Es ist eine der beliebtesten Pseudowissenschaften Hollywoods: Der Mensch nutzt nur 10 Prozent seines Gehirns, und die Erweckung der verbleibenden 90 Prozent – angeblich schlafend – erlaubt es ansonsten gewöhnlichen Menschen, außergewöhnliche geistige Fähigkeiten zu zeigen. In Phenomenon (1996) erlangt John Travolta die Fähigkeit, Erdbeben vorherzusagen und lernt sofort Fremdsprachen. Scarlett Johansson wird in Lucy (2014) zu einer Martial-Arts-Meisterin mit Superkräften. Und in Limitless (2011) schreibt Bradley Cooper über Nacht einen Roman.
Diese fertige Blaupause für Fantasy-Filme ist auch beim breiten Publikum beliebt. In einer Umfrage stimmten 65 Prozent der Befragten der Aussage zu: „Der Mensch nutzt täglich nur 10 Prozent seines Gehirns.“ Die Wahrheit ist jedoch, dass wir unser gesamtes Gehirn die ganze Zeit über nutzen.
Woher wissen wir das? Zum einen, weil, wenn wir nur 10 Prozent unseres Gehirns bräuchten, die meisten Hirnverletzungen keine erkennbaren Folgen hätten, da der Schaden Teile des Gehirns beträfe, die eigentlich nichts tun. Wir wissen auch, dass die natürliche Auslese die Entwicklung nutzloser anatomischer Strukturen verhindert: Frühe Menschen, die ihre knappen physischen Ressourcen für das Wachstum und die Erhaltung riesiger Mengen überschüssigen Hirngewebes eingesetzt hätten, wären von denjenigen verdrängt worden, die diese kostbaren Ressourcen für Dinge verwendet hätten, die für das Überleben und den Fortpflanzungserfolg wichtiger sind. Ein stärkeres Immunsystem, stärkere Muskeln, besser aussehendes Haar – so ziemlich alles wäre nützlicher gewesen als ein Kopf voller trägem Gewebe.
Wir konnten diese logischen Schlussfolgerungen mit harten Beweisen untermauern.

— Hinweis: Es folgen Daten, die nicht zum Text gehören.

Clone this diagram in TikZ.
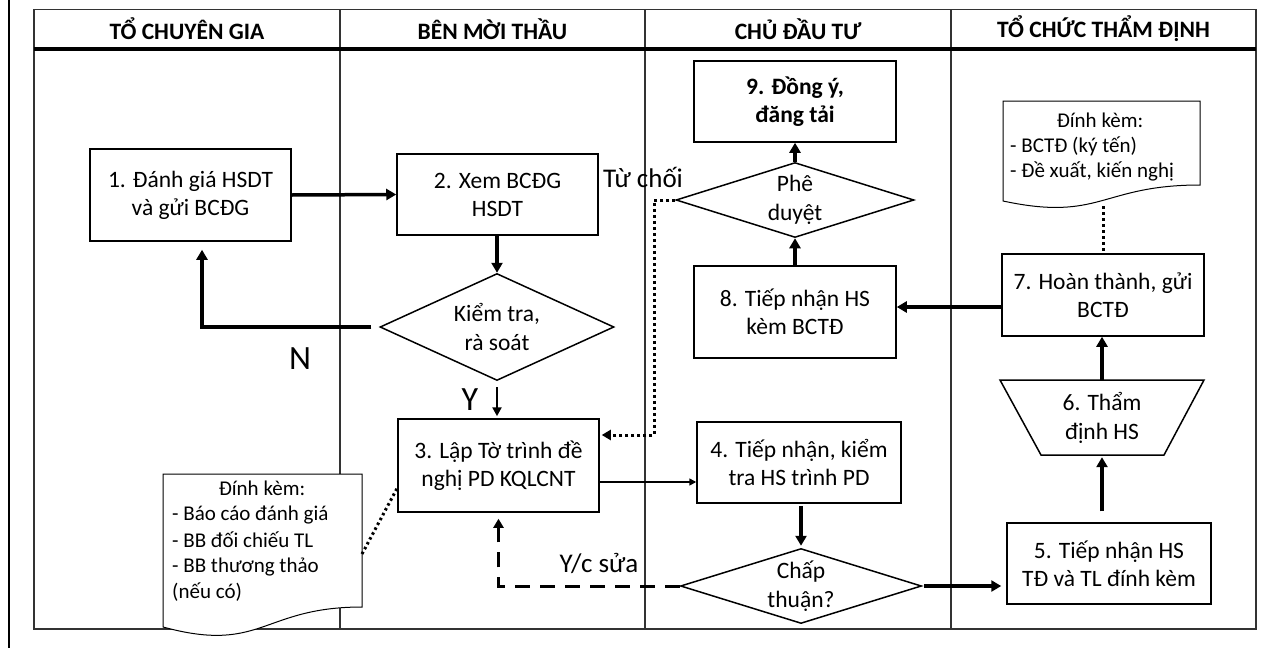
\documentclass[tikz,border=0pt]{standalone}
\usepackage{fontspec}
\setmainfont{Carlito}
\usetikzlibrary{shapes.geometric,arrows.meta,calc}
\begin{document}
\begin{tikzpicture}[x=1pt,y=-1pt,
  box/.style={draw, line width=1.5pt, align=center, inner sep=0pt, font=\fontsize{23.5}{28}\selectfont},
  dia/.style={draw, diamond, line width=1.5pt, inner sep=0pt},
  txt/.style={align=center, inner sep=0pt, font=\fontsize{23.5}{29}\selectfont},
  hdr/.style={inner sep=0pt, font=\fontsize{23.5}{28}\selectfont\bfseries},
  lbl/.style={inner sep=0pt, font=\fontsize{27}{32}\selectfont},
  big/.style={inner sep=0pt, font=\fontsize{34}{40}\selectfont},
  doctxt/.style={inner sep=0pt, font=\fontsize{21}{25}\selectfont},
  docshape/.style={draw, line width=1pt, fill=white},
  flow/.style={line width=3.5pt, -{Triangle[length=10pt,width=11pt]}},
  flowmid/.style={line width=2.5pt, -{Triangle[length=9pt,width=9pt]}},
  flowthin/.style={line width=1.5pt, -{Triangle[length=7pt,width=7pt]}},
  dotconn/.style={line width=3pt, dash pattern=on 3pt off 3pt, -{Triangle[length=9pt,width=10pt]}},
  dotline/.style={line width=3pt, dash pattern=on 3pt off 3pt},
  dashconn/.style={line width=3pt, dash pattern=on 15pt off 10pt, -{Triangle[length=9pt,width=10pt]}},
  grid/.style={line width=1.5pt, draw=black!80}
]
\useasboundingbox (0,0) rectangle (1261,648);
% page line
\draw[line width=2.5pt] (9,0) -- (9,648);
% swimlane table
\draw[grid] (34,9.5) rectangle (1256,629);
\draw[grid] (340,9.5) -- (340,629);
\draw[grid] (645,9.5) -- (645,629);
\draw[grid] (951,9.5) -- (951,629);
\draw[line width=4pt] (34,49) -- (1256,49);
\node[hdr] (h1) at (187,29) {TỔ CHUYÊN GIA};
\node[hdr] (h2) at (492.5,29) {BÊN MỜI THẦU};
\node[hdr] (h3) at (798,29) {CHỦ ĐẦU TƯ};
\node[hdr] (h4) at (1103.5,29) {TỔ CHỨC THẨM ĐỊNH};

% nodes
\node[box, minimum width=201pt, minimum height=92pt] (b1) at (190.5,195) {1. Đánh giá HSDT\\và gửi BCĐG};
\node[box, minimum width=201pt, minimum height=81pt] (b2) at (497.5,194.5) {2. Xem BCĐG\\HSDT};
\node[dia, minimum width=234pt, minimum height=107pt] (k) at (497,327) {};
\node[txt] (kt) at (k) {Kiểm tra,\\rà soát};
\node[box, minimum width=201pt, minimum height=93pt] (b3) at (498.5,465.5) {3. Lập Tờ trình đề\\nghị PD KQLCNT};
\node[box, minimum width=204pt, minimum height=81pt] (b4) at (799,462.5) {4. Tiếp nhận, kiểm\\tra HS trình PD};
\node[dia, minimum width=241pt, minimum height=75pt] (c) at (801,586) {};
\node[txt] (ct) at (c) {Chấp\\thuận?};
\node[box, minimum width=204pt, minimum height=81pt] (b5) at (1109,563.5) {5. Tiếp nhận HS\\TĐ và TL đính kèm};
\draw[line width=1.5pt] (1000,380) -- (1204,380) -- (1164,455) -- (1041,455) -- cycle;
\node[txt, minimum width=160pt, minimum height=75pt] (t6) at (1102,417.5) {6. Thẩm\\định HS};
\node[box, minimum width=202pt, minimum height=82pt] (b7) at (1103,295) {7. Hoàn thành, gửi\\BCTĐ};
\node[box, minimum width=202pt, minimum height=92pt] (b8) at (795,312) {8. Tiếp nhận HS\\kèm BCTĐ};
\node[dia, minimum width=238pt, minimum height=75pt] (p) at (795,200) {};
\node[txt] (pt) at (p) {Phê\\duyệt};
\node[box, minimum width=202pt, minimum height=81pt, font=\fontsize{23.5}{28}\selectfont\bfseries] (b9) at (795,101.5) {9. Đồng ý,\\đăng tải};

% documents
\draw[docshape] (1003,101) -- (1200,101) -- (1200,185) .. controls (1101,185) and (1101,222) .. (1003,201) -- cycle;
\node[doctxt, anchor=base] (d7a) at (1100,127) {Đính kèm:};
\node[doctxt, anchor=base west] (d7b) at (1010,152) {- BCTĐ (ký tến)};
\node[doctxt, anchor=base west] (d7c) at (1010,177) {- Đề xuất, kiến nghị};
\coordinate (d7) at (1103,206);

\draw[docshape] (163,474) -- (362,474) -- (362,607) .. controls (262,607) and (262,654) .. (163,627) -- cycle;
\node[doctxt, anchor=base] (d3a) at (262,495) {Đính kèm:};
\node[doctxt, anchor=base west] (d3b) at (172,520) {- Báo cáo đánh giá};
\node[doctxt, anchor=base west] (d3c) at (172,547) {- BB đối chiếu TL};
\node[doctxt, anchor=base west] (d3d) at (172,572) {- BB thương thảo};
\node[doctxt, anchor=base west] (d3e) at (172,598) {(nếu có)};
\coordinate (d3) at (362,554);

% labels
\node[lbl] (lt) at (643,177) {Từ chối};
\node[lbl] (ly) at (599,563) {Y/c sửa};
\node[big] (ln) at (300,359) {N};
\node[big] (lyes) at (470,400) {Y};

% helper coordinates
\coordinate (y34) at (0,482);
\coordinate (y78) at (0,307);
\coordinate (y3d) at (0,435);
\coordinate (xdot) at (654,0);

% connectors
\draw[flow] (b1.east) -- (b2.west);
\draw[flow] (b2.south -| k.north) -- (k.north);
\draw[flow, shorten <=8pt, shorten >=8pt] (k.west) -| ([xshift=11.5pt]b1.south);
\draw[flowmid, shorten <=6pt, shorten >=2pt] (k.south) -- (k.south |- b3.north);
\draw[flowthin] (b3.east |- y34) -- (b4.west |- y34);
\draw[flow, shorten <=2pt, shorten >=2pt] (c.north |- b4.south) -- (c.north);
\draw[flow, shorten <=2pt, shorten >=5pt] (c.east) -- (c.east -| b5.west);
\draw[dashconn, shorten >=6pt] (c.west) -| (b3.south);
\draw[flow, shorten <=11pt, shorten >=2pt] (b5.north -| t6.south) -- (t6.south);
\draw[flow] (t6.north) -- (t6.north |- b7.south);
\draw[flow] (b7.west |- y78) -- (b8.east |- y78);
\draw[flow] (b8.north) -- (p.south);
\draw[flow] (p.north) -- (b9.south);
\draw[dotconn, shorten >=2pt] (p.west) -- (p.west -| xdot) -- (xdot |- y3d) -- (b3.east |- y3d);
\draw[dotline] (d7) -- (d7 |- b7.north);
\draw[line width=3pt, dash pattern=on 2.5pt off 3pt] (d3) -- ([yshift=-22.5pt]b3.west);
\end{tikzpicture}
\end{document}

Bildgebende Verfahren wie die Positronen-Emissions-Tomographie (PET) und die funktionelle Magnetresonanztomographie (fMRI) erlauben es Ärzten und Wissenschaftlern, die Gehirnaktivität in Echtzeit zu kartieren. Die Daten zeigen deutlich, dass große Bereiche des Gehirns – weit mehr als 10 Prozent – für alle Arten von Aktivitäten genutzt werden, von scheinbar einfachen Aufgaben wie Ruhe oder dem Betrachten von Bildern bis hin zu komplexeren wie Lesen oder Rechnen. Wissenschaftler haben noch keinen Bereich des Gehirns gefunden, der nichts tut.
Wie kam es also zu der Annahme, dass 90 Prozent unseres Gehirns nutzlos sind? Der Mythos wird oft fälschlicherweise dem Psychologen William James aus dem 19. Jahrhundert zugeschrieben, der behauptete, dass der größte Teil unseres geistigen Potenzials ungenutzt bleibt. Aber er hat nie einen Prozentsatz angegeben. Auch Albert Einstein – ein Magnet für die falsche Zuordnung von Zitaten – wurde dafür verantwortlich gemacht. In Wirklichkeit stammt das Konzept höchstwahrscheinlich aus der amerikanischen Selbsthilfe-Industrie. Eine der frühesten Erwähnungen findet sich im Vorwort zu Dale Carnegies Mega-Bestseller „How to Win Friends and Influence People“ von 1936. Die Idee, dass wir nur einen Bruchteil des vollen Potenzials unseres Gehirns nutzen, ist seitdem ein Grundnahrungsmittel für Motivationsgurus, New-Age-Händler und uninspirierte Drehbuchautoren.
Das sind natürlich schlechte Nachrichten für jeden, der hofft, das Geheimnis zu finden, über Nacht ein Genie zu werden. Die gute Nachricht ist jedoch, dass harte Arbeit immer noch funktioniert. Es gibt viele Gründe, die dafür sprechen, dass Sie Ihre Gehirnleistung steigern können, indem Sie regelmäßig an herausfordernden geistigen Aufgaben arbeiten, wie zum Beispiel ein Musikinstrument spielen, rechnen oder einen Roman lesen.